**Supplied material**
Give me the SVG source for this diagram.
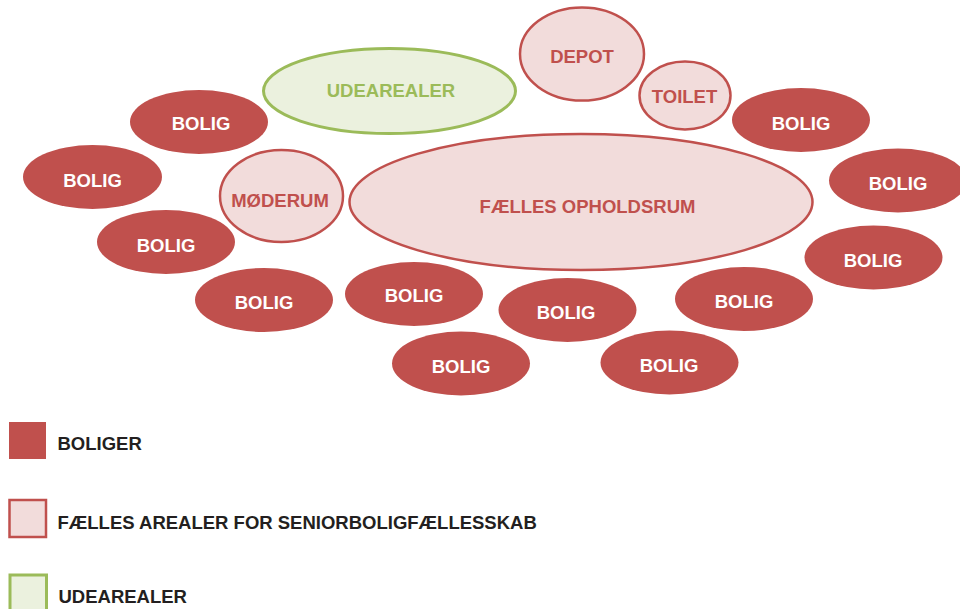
<svg xmlns="http://www.w3.org/2000/svg" width="960" height="609" viewBox="0 0 960 609">
<style>
text{font-family:"Liberation Sans",Arial,Helvetica,sans-serif;font-weight:bold;font-size:18.5px;text-anchor:middle}
.bolig ellipse{fill:#c0504d}
.bolig text{fill:#ffffff}
.faelles ellipse,.faelles rect{fill:#f2dcdb;stroke:#c0504d;stroke-width:2.5}
.faelles text{fill:#c0504d}
.ude ellipse,.ude rect{fill:#ebf1de;stroke:#9bbb59;stroke-width:3}
.ude text{fill:#9bbb59}
.legend text{fill:#231f20;text-anchor:start}
</style>
<rect width="960" height="609" fill="#ffffff"/>

<g id="udearealer" class="ude"><ellipse cx="389.5" cy="91" rx="126" ry="42.5"/><text x="391" y="97">UDEAREALER</text></g>
<g id="depot" class="faelles"><ellipse cx="582" cy="54" rx="62" ry="46.5"/><text x="582" y="63">DEPOT</text></g>
<g id="toilet" class="faelles"><ellipse cx="685" cy="95.5" rx="45.5" ry="34"/><text x="684.5" y="103">TOILET</text></g>
<g id="faelles-opholdsrum" class="faelles"><ellipse cx="581" cy="202" rx="231.5" ry="68"/><text x="587.5" y="213">FÆLLES OPHOLDSRUM</text></g>
<g id="moderum" class="faelles"><ellipse cx="281.5" cy="196" rx="61.5" ry="46"/><text x="280" y="207">MØDERUM</text></g>

<g id="bolig-1" class="bolig"><ellipse cx="199" cy="122" rx="69" ry="32"/><text x="201" y="130">BOLIG</text></g>
<g id="bolig-2" class="bolig"><ellipse cx="92.5" cy="177" rx="69.5" ry="32"/><text x="92.5" y="187">BOLIG</text></g>
<g id="bolig-3" class="bolig"><ellipse cx="166" cy="242" rx="69" ry="32"/><text x="166" y="252">BOLIG</text></g>
<g id="bolig-4" class="bolig"><ellipse cx="264" cy="300" rx="69" ry="32"/><text x="264" y="309">BOLIG</text></g>
<g id="bolig-5" class="bolig"><ellipse cx="414" cy="294" rx="69" ry="32"/><text x="414" y="302">BOLIG</text></g>
<g id="bolig-6" class="bolig"><ellipse cx="461" cy="363.5" rx="69" ry="32"/><text x="461" y="373">BOLIG</text></g>
<g id="bolig-7" class="bolig"><ellipse cx="567.5" cy="310" rx="69" ry="32"/><text x="566" y="319">BOLIG</text></g>
<g id="bolig-8" class="bolig"><ellipse cx="669.5" cy="362.5" rx="69" ry="32"/><text x="669" y="372">BOLIG</text></g>
<g id="bolig-9" class="bolig"><ellipse cx="744" cy="299" rx="69" ry="32"/><text x="744" y="308">BOLIG</text></g>
<g id="bolig-10" class="bolig"><ellipse cx="873.5" cy="257.5" rx="69" ry="32"/><text x="873" y="267">BOLIG</text></g>
<g id="bolig-11" class="bolig"><ellipse cx="898" cy="180.5" rx="69" ry="32"/><text x="898" y="190">BOLIG</text></g>
<g id="bolig-12" class="bolig"><ellipse cx="801" cy="120" rx="69" ry="32"/><text x="801" y="130">BOLIG</text></g>

<g id="legend" class="legend">
<g id="legend-boliger"><rect x="9" y="422" width="37" height="37" fill="#c0504d"/><text x="57.5" y="450">BOLIGER</text></g>
<g id="legend-faelles" class="faelles"><rect x="9.5" y="500" width="36.5" height="37"/><text x="57.5" y="529" style="fill:#231f20;text-anchor:start">FÆLLES AREALER FOR SENIORBOLIGFÆLLESSKAB</text></g>
<g id="legend-ude" class="ude"><rect x="10" y="575" width="36.5" height="40"/><text x="58.5" y="603" style="fill:#231f20;text-anchor:start">UDEAREALER</text></g>
</g>
</svg>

**Task details**
Quote the material in full and exactly; do not carry over its pictures.

**Reply to the exercise**
Give me the SVG source for this diagram.
<svg xmlns="http://www.w3.org/2000/svg" width="960" height="609" viewBox="0 0 960 609">
<style>
text{font-family:"Liberation Sans",Arial,Helvetica,sans-serif;font-weight:bold;font-size:18.5px;text-anchor:middle}
.bolig ellipse{fill:#c0504d}
.bolig text{fill:#ffffff}
.faelles ellipse,.faelles rect{fill:#f2dcdb;stroke:#c0504d;stroke-width:2.5}
.faelles text{fill:#c0504d}
.ude ellipse,.ude rect{fill:#ebf1de;stroke:#9bbb59;stroke-width:3}
.ude text{fill:#9bbb59}
.legend text{fill:#231f20;text-anchor:start}
</style>
<rect width="960" height="609" fill="#ffffff"/>

<g id="udearealer" class="ude"><ellipse cx="389.5" cy="91" rx="126" ry="42.5"/><text x="391" y="97">UDEAREALER</text></g>
<g id="depot" class="faelles"><ellipse cx="582" cy="54" rx="62" ry="46.5"/><text x="582" y="63">DEPOT</text></g>
<g id="toilet" class="faelles"><ellipse cx="685" cy="95.5" rx="45.5" ry="34"/><text x="684.5" y="103">TOILET</text></g>
<g id="faelles-opholdsrum" class="faelles"><ellipse cx="581" cy="202" rx="231.5" ry="68"/><text x="587.5" y="213">FÆLLES OPHOLDSRUM</text></g>
<g id="moderum" class="faelles"><ellipse cx="281.5" cy="196" rx="61.5" ry="46"/><text x="280" y="207">MØDERUM</text></g>

<g id="bolig-1" class="bolig"><ellipse cx="199" cy="122" rx="69" ry="32"/><text x="201" y="130">BOLIG</text></g>
<g id="bolig-2" class="bolig"><ellipse cx="92.5" cy="177" rx="69.5" ry="32"/><text x="92.5" y="187">BOLIG</text></g>
<g id="bolig-3" class="bolig"><ellipse cx="166" cy="242" rx="69" ry="32"/><text x="166" y="252">BOLIG</text></g>
<g id="bolig-4" class="bolig"><ellipse cx="264" cy="300" rx="69" ry="32"/><text x="264" y="309">BOLIG</text></g>
<g id="bolig-5" class="bolig"><ellipse cx="414" cy="294" rx="69" ry="32"/><text x="414" y="302">BOLIG</text></g>
<g id="bolig-6" class="bolig"><ellipse cx="461" cy="363.5" rx="69" ry="32"/><text x="461" y="373">BOLIG</text></g>
<g id="bolig-7" class="bolig"><ellipse cx="567.5" cy="310" rx="69" ry="32"/><text x="566" y="319">BOLIG</text></g>
<g id="bolig-8" class="bolig"><ellipse cx="669.5" cy="362.5" rx="69" ry="32"/><text x="669" y="372">BOLIG</text></g>
<g id="bolig-9" class="bolig"><ellipse cx="744" cy="299" rx="69" ry="32"/><text x="744" y="308">BOLIG</text></g>
<g id="bolig-10" class="bolig"><ellipse cx="873.5" cy="257.5" rx="69" ry="32"/><text x="873" y="267">BOLIG</text></g>
<g id="bolig-11" class="bolig"><ellipse cx="898" cy="180.5" rx="69" ry="32"/><text x="898" y="190">BOLIG</text></g>
<g id="bolig-12" class="bolig"><ellipse cx="801" cy="120" rx="69" ry="32"/><text x="801" y="130">BOLIG</text></g>

<g id="legend" class="legend">
<g id="legend-boliger"><rect x="9" y="422" width="37" height="37" fill="#c0504d"/><text x="57.5" y="450">BOLIGER</text></g>
<g id="legend-faelles" class="faelles"><rect x="9.5" y="500" width="36.5" height="37"/><text x="57.5" y="529" style="fill:#231f20;text-anchor:start">FÆLLES AREALER FOR SENIORBOLIGFÆLLESSKAB</text></g>
<g id="legend-ude" class="ude"><rect x="10" y="575" width="36.5" height="40"/><text x="58.5" y="603" style="fill:#231f20;text-anchor:start">UDEAREALER</text></g>
</g>
</svg>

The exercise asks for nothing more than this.